1) While Windows does support Right to Left rendering by default, it will not apply the bidi algorithm correctly unless you have explicitly turned on support for complex scripts (at least in XP-, having check my vista or Windows 7 testing boxes yet). This wasn’t obvious. It seemed to me that if I could see the text, could switch on the Right to Left processing, that certainly, I would be seeing what an Arabic user would be seeing. Well, no. If you want to actually have Windows support correct rendering of Right to left data, you need to open the Regional and Language Control Panel Applet and check the Install files for complete script and right to left languages:
Obvious – right? Once I dug up my Windows XP disk, I was able to install the support files and now, I can see what the same thing that an Arabic user would see. So, at least we are now working with the same screwed up display.

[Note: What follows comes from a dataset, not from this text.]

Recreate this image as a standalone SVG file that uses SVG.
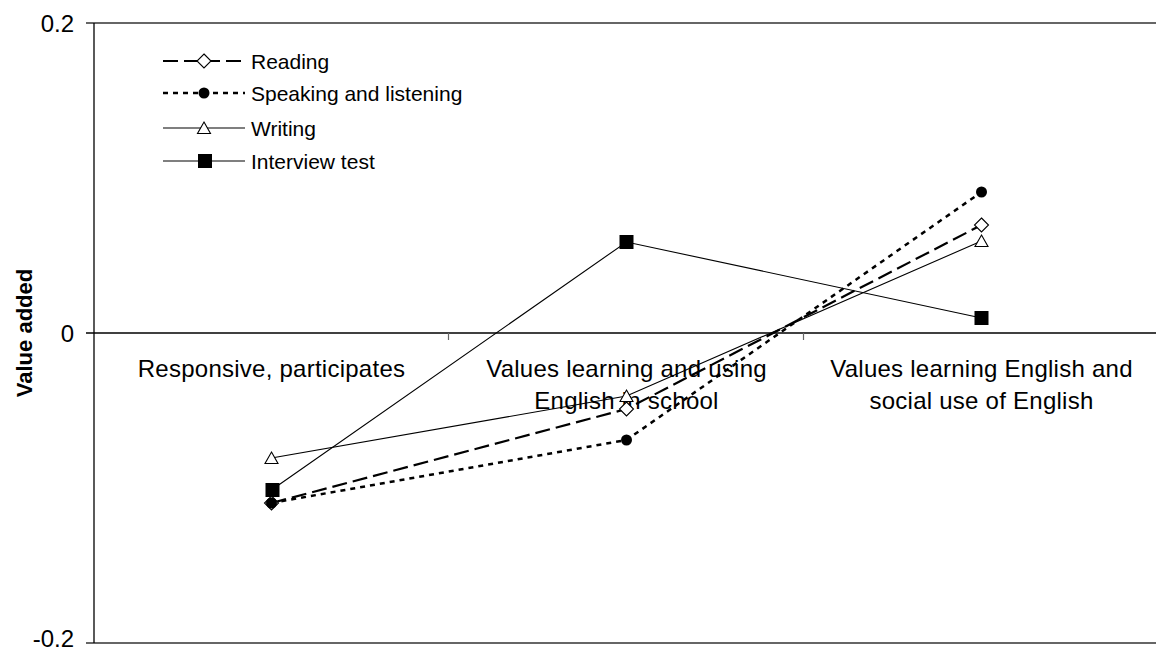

2) The bidi is an interesting algorithm, and the more I’ve been looking at it, the more that I think that options actually exist in the algorithm to solve my problem. At issue is how the algorithm treats data that shouldn’t be treated as right to left or mixed displays. The best explanation that I’ve read comes from here: http://blogs.msdn.com/vsarabic/archive/2008/03/24/mixed-time-date-display.aspx#comments explaining why mixed Time/Date elements often display incorrectly within Arabic interfaces. It explains how numbers and neutral characters are processed and how the rendering shifts when non-neutral, non-arabic characters are encountered. For MarcEdit’s purposes, I have a pretty good idea which non-neutral characters are causing my problems – the delimiters (since these can be a-z0-9). But the bidi (which you can read more about here: http://unicode.org/reports/tr9/) includes a set of character overrides that can be embedded to force certain data to be interpreted as strong, weak or neutral characters for processing. Playing around with this a little bit, I found that I could embed a few key elements and change the output to look like the following:
Still not perfect, but getting much closer to what I’m looking for. Of course, embedding these character codes invalidates the MARC record so they would need to be filtered out when saved or the saved data would be a mess – but I think that this could potentially be useful, specifically for people doing web display – since these embedded characters would allow you to essentially mark control/display data so that the rendering doesn’t affect the overall output of the text. Make sense? Not much to me either.